Le vendeur efficace doit apprendre à jouer un rôle secondaire, mais très utile, celui de facilitateur de la prise de décision du client. C’est alors le client qui joue le rôle principal et qui parle le plus. Et nous n’apprenons pas les étapes de la vente mais les étapes de prise de décision du client. Nous aidons l’acheteur à franchir ces étapes. Nous ne devançons pas le client, nous le suivons. Nous ne disons pas au client: «Cela sera bon pour vous! C’est pour votre bien, comme disait ma mère quand elle voulait me faire faire ce qu’elle avait décidé!» Nous l’aidons à définir précisément ces besoins, nous lui offrons en toute intégrité l’information dont il a besoin. Nous l’aidons à examiner un éventail de solutions et en peser les avantages et les inconvénients et à prendre la décision qui lui apportera la plus grande satisfaction.

C’est une approche tout à fait différente de celle des vendeurs qui me contactent habituellement!

Notre approche rend le travail du vendeur beaucoup plus intéressant et plus satisfaisant. Par exemple, dans les étapes de la vente traditionnelle, le vendeur se prépare à «réfuter les objections». Pour nous, les objections n’existent pas, nous n’avons donc pas à les réfuter. Dans la vente traditionnelle, le client a naturellement des objections puisqu’il résiste à la pression que le vendeur exerce sur lui pour le convaincre qu’il devrait acheter son produit ou se procurer son service. Mais lorsque je suis à son écoute, il n’y a pas d’objection, je n’ai donc pas à les convaincre. Non seulement, cela enlève de la pression sur le client, mais cela élimine un stress considérable chez le vendeur.

Question importante! Avec cette méthode vendez-vous plus?

Avec cette méthode, on vend plus et mieux. Notre objectif n’est pas de conclure une vente mais d’établir avec le client une relation fondée sur la confiance, le respect, l’intégrité et l’ouverture. Nous inversons la réaction habituelle que les clients ont envers les vendeurs. Habituellement les clients fuient les vendeurs; s’ils pouvaient s’en passer totalement, ils le feraient. Ils craignent qu’on leur fasse acheter des produits ou des services dont ils n’ont pas vraiment besoin. Avec notre approche, au contraire, les clients nous recherchent, ils se sentent en sécurité, dans une relation où ils conservent leur autonomie et leur liberté. Ils sentent que nous sommes à leur service. Ils nous consultent quand ils ont des problèmes. Ils aiment que nous prenions contact avec eux. Ils apprécient notre aide. Les vendeurs qui ont participé à nos formations augmentent considérablement leur chiffre de ventes et réduisent sensiblement leur stress. Ils sont encore plus motivés à rencontrer leurs clients et sont persuadés de leur rendre un service de qualité.
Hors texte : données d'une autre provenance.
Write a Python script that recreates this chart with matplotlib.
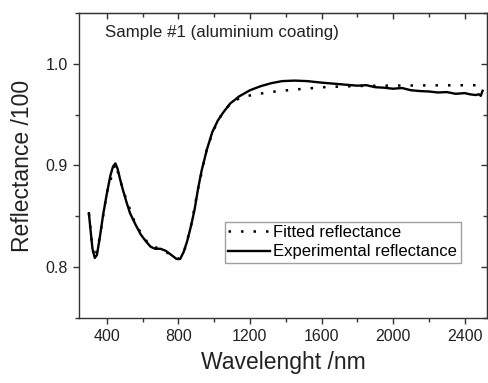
import numpy as np
import matplotlib
matplotlib.use('Agg')
import matplotlib.pyplot as plt
from matplotlib.ticker import MultipleLocator, FormatStrFormatter

plt.rcParams['font.family'] = ['Liberation Sans', 'DejaVu Sans']

# Experimental reflectance
exp_wl = [300, 310, 320, 333, 345, 360, 380, 400, 420, 435, 448, 460, 475, 490,
          510, 530, 560, 590, 620, 645, 670, 700, 730, 760, 790, 810, 830, 850,
          870, 890, 910, 930, 960, 990, 1020, 1050, 1090, 1140, 1200, 1260, 1320,
          1380, 1450, 1520, 1600, 1700, 1800, 1850, 1900, 1950, 2000, 2050, 2100,
          2150, 2200, 2250, 2300, 2350, 2400, 2430, 2460, 2480, 2490, 2500]
exp_r = [0.853, 0.835, 0.818, 0.809, 0.812, 0.828, 0.852, 0.872, 0.890, 0.899,
         0.902, 0.897, 0.886, 0.876, 0.864, 0.853, 0.842, 0.832, 0.825, 0.820,
         0.818, 0.818, 0.816, 0.812, 0.808, 0.808, 0.815, 0.826, 0.840, 0.856,
         0.877, 0.895, 0.916, 0.933, 0.944, 0.952, 0.961, 0.968, 0.974, 0.978,
         0.981, 0.983, 0.9835, 0.983, 0.9815, 0.980, 0.9785, 0.979, 0.977,
         0.9765, 0.9755, 0.9762, 0.974, 0.9732, 0.9728, 0.9718, 0.9722, 0.9705,
         0.9712, 0.9700, 0.9693, 0.9700, 0.9685, 0.9735]

# Fitted reflectance
fit_wl = [300, 320, 335, 360, 400, 448, 490, 560, 640, 700, 760, 800, 830, 870,
          910, 960, 1000, 1050, 1100, 1150, 1230, 1350, 1490, 1630, 1800, 2000,
          2200, 2500]
fit_r = [0.853, 0.818, 0.809, 0.829, 0.873, 0.902, 0.876, 0.842, 0.821, 0.818,
         0.812, 0.808, 0.814, 0.840, 0.877, 0.917, 0.936, 0.953, 0.962, 0.967,
         0.970, 0.973, 0.9753, 0.9772, 0.9782, 0.9786, 0.9788, 0.979]

spine_c = '#333333'

fig = plt.figure(figsize=(4.88, 3.83), dpi=100)
ax = fig.add_axes([0.162, 0.170, 0.836, 0.796])

ax.plot(fit_wl, fit_r, color='black', lw=1.8, ls=(0, (1, 4)),
        label='Fitted reflectance')
ax.plot(exp_wl, exp_r, color='black', lw=1.7, label='Experimental reflectance')

ax.set_xlim(245, 2525)
ax.set_ylim(0.75, 1.05)
ax.xaxis.set_major_locator(MultipleLocator(400))
ax.xaxis.set_minor_locator(MultipleLocator(200))
ax.yaxis.set_major_locator(MultipleLocator(0.1))
ax.yaxis.set_minor_locator(MultipleLocator(0.05))
ax.yaxis.set_major_formatter(FormatStrFormatter('%.1f'))

ax.tick_params(which='both', direction='out', colors=spine_c, labelcolor='#222222',
               labelsize=11.5)
ax.tick_params(which='major', length=4.5, width=1)
ax.tick_params(which='minor', length=3, width=1)
for s in ax.spines.values():
    s.set_color(spine_c)
    s.set_linewidth(1)

# mirrored ticks pointing inwards on top and right
top = ax.secondary_xaxis('top')
top.xaxis.set_major_locator(MultipleLocator(400))
top.xaxis.set_minor_locator(MultipleLocator(200))
top.tick_params(which='both', direction='in', labeltop=False, colors=spine_c)
top.tick_params(which='major', length=4.5, width=1)
top.tick_params(which='minor', length=3, width=1)
top.spines['top'].set_color(spine_c)
right = ax.secondary_yaxis('right')
right.yaxis.set_major_locator(MultipleLocator(0.1))
right.yaxis.set_minor_locator(MultipleLocator(0.05))
right.tick_params(which='both', direction='in', labelright=False, colors=spine_c)
right.tick_params(which='major', length=4.5, width=1)
right.tick_params(which='minor', length=3, width=1)
right.spines['right'].set_color(spine_c)

ax.set_xlabel('Wavelenght /nm', fontsize=16.5, color='#222222', labelpad=5)
ax.set_ylabel('Reflectance /100', fontsize=16.5, color='#222222', labelpad=8)

ax.text(0.064, 0.935, 'Sample #1 (aluminium coating)', transform=ax.transAxes,
        fontsize=12.2, color='#222222', va='center', ha='left')

leg = ax.legend(loc='upper left', bbox_to_anchor=(0.358, 0.315),
                borderaxespad=0, fontsize=12, frameon=True, fancybox=False,
                handlelength=2.5, handletextpad=0.2, borderpad=0.2,
                labelspacing=0.25)
leg.get_frame().set_edgecolor('#888888')
leg.get_frame().set_linewidth(1)

fig.savefig('out.png', dpi=100)
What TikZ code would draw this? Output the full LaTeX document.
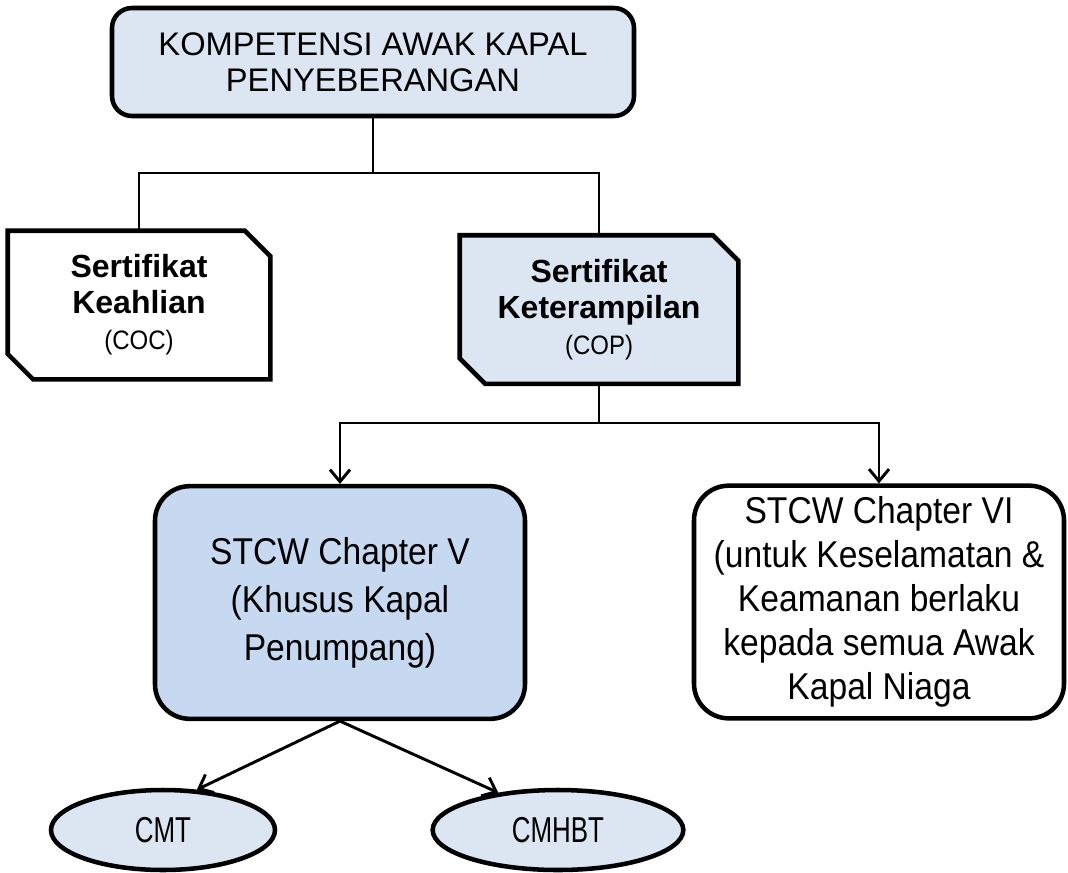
\documentclass[tikz,border=0pt]{standalone}
\usepackage{fontspec}
\setmainfont{Liberation Sans}
\newfontfamily\narrowfont[FakeStretch=0.9]{Liberation Sans}
\newfontfamily\condfont[FakeStretch=0.72]{Liberation Sans}
\usetikzlibrary{arrows.meta,shapes.geometric,backgrounds}

\definecolor{paleblue}{HTML}{DCE6F2}
\definecolor{midblue}{HTML}{C6D9F1}

\tikzset{
  topbox/.style={draw, line width=3.4pt, rounded corners=15pt, fill=paleblue,
    minimum width=391.5pt, minimum height=81pt, align=center,
    font=\fontsize{24.5}{27}\selectfont},
  certbox/.style={minimum height=111pt, inner sep=0pt, align=center,
    font=\fontsize{24}{27}\selectfont\bfseries},
  chapbox/.style={draw, line width=3.4pt, rounded corners=26pt,
    minimum width=277.5pt, minimum height=174.5pt, align=center,
    font=\narrowfont\fontsize{28}{33}\selectfont},
  pill/.style={ellipse, draw, line width=3.4pt, fill=paleblue,
    minimum height=60pt, inner sep=0pt, font=\condfont\fontsize{27}{28}\selectfont},
  link/.style={line width=2.2pt},
}
\newcommand{\certsub}[1]{{\narrowfont\mdseries\fontsize{20}{27}\selectfont(#1)}}

\begin{document}
\begin{tikzpicture}[x=0.75pt, y=-0.75pt, >={Straight Barb[length=9pt,width=15pt]}]
    \useasboundingbox (0,0) rectangle (1068,872);

    % Top title
    \node[topbox] (top) at (373,62) {KOMPETENSI AWAK KAPAL\\PENYEBERANGAN};

    % Certificates
    \node[certbox, minimum width=196.5pt] (coc) at (139,305)
        {Sertifikat\\Keahlian\\\certsub{COC}};
    \node[certbox, minimum width=208.5pt] (cop) at (599,309.5)
        {Sertifikat\\Keterampilan\\\certsub{COP}};
    \begin{scope}[on background layer]
        \foreach \n/\c in {coc/white, cop/paleblue}
            \filldraw[fill=\c, line width=3.4pt] (\n.north west)
                -- ([xshift=-19pt]\n.north east) -- ([yshift=-19pt]\n.north east)
                -- (\n.south east) -- ([xshift=19pt]\n.south west)
                -- ([yshift=19pt]\n.south west) -- cycle;
    \end{scope}

    % STCW chapters
    \node[chapbox, fill=midblue, font=\narrowfont\fontsize{28}{36}\selectfont] (ch5) at (340,602.5)
        {STCW Chapter V\\(Khusus Kapal\\Penumpang)};
    \node[chapbox, fill=white] (ch6) at (879,602)
        {STCW Chapter VI\\(untuk Keselamatan \&\\Keamanan berlaku\\kepada semua Awak\\Kapal Niaga};

    % Courses
    \node[pill, minimum width=168pt] (cmt) at (163,830) {CMT};
    \node[pill, minimum width=188pt] (cmhbt) at (558,830) {CMHBT};

    % Connectors
    \coordinate (j1) at (373,173);
    \coordinate (j2) at (599,423);
    \draw[link] (top.south) -- (j1) -| (coc.north);
    \draw[link] (j1) -| (cop.north);
    \draw[link] (cop.south) -- (j2);
    \draw[link, ->] (j2) -| (ch5.north);
    \draw[link, ->] (j2) -| (ch6.north);
    \draw[link, ->] (ch5.south) -- (cmt.50);
    \draw[link, ->] (ch5.south) -- (cmhbt.148);
\end{tikzpicture}
\end{document}
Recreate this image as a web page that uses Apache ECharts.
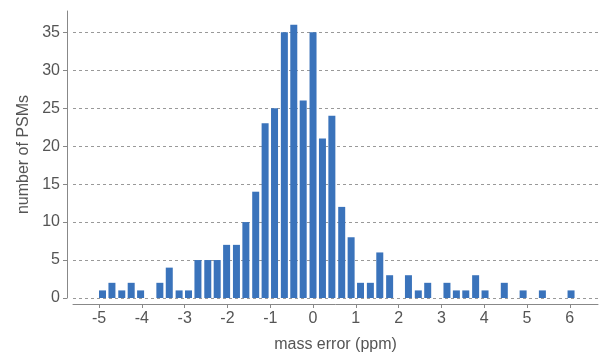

Je connais plusieurs vendeurs et plusieurs compagnies qui aimeraient pouvoir en dire autant. Avez-vous autant de succès partout?

Nous formons des vendeurs dans tous les domaines, des gens qui vendent des produits très concrets, comme des maisons, des meubles, des autos, des ordinateurs, des services sophistiqués comme des services de comptabilité, de communication, d’informatique ou d’ingénierie, et même des services publics sous toutes les formes. Nous appliquons notre méthode à la vente directe, la vente par téléphone, le service à la clientèle ; nous avons un cours spécifique pour les préposés au service à la clientèle. Nous formons évidemment surtout des vendeurs qui entretiennent des relations à long terme car c’est là que les résultats sont les plus remarquables. Le plus grand défi que nous ayons relevé a été de former des représentants qui venaient de se voir confier une mission particulière : reconquérir chacun un client qui achetait auparavant pour plusieurs dizaines de millions par année et qui achetait maintenant chez un concurrent. Je suis fier de vous dire que, quelques mois après, le niveau de confiance de ces clients envers cette compagnie a augmenté considérablement et que plusieurs d’entre eux ont déjà commencé à leur vendre des produits et des services. Leur secret a consisté à écouter beaucoup le client, à accepter son point de vue tel quel et à agir comme facilitateur de leurs décisions, sans exercer la moindre pression.

Quel est l’avenir de la profession de vendeur?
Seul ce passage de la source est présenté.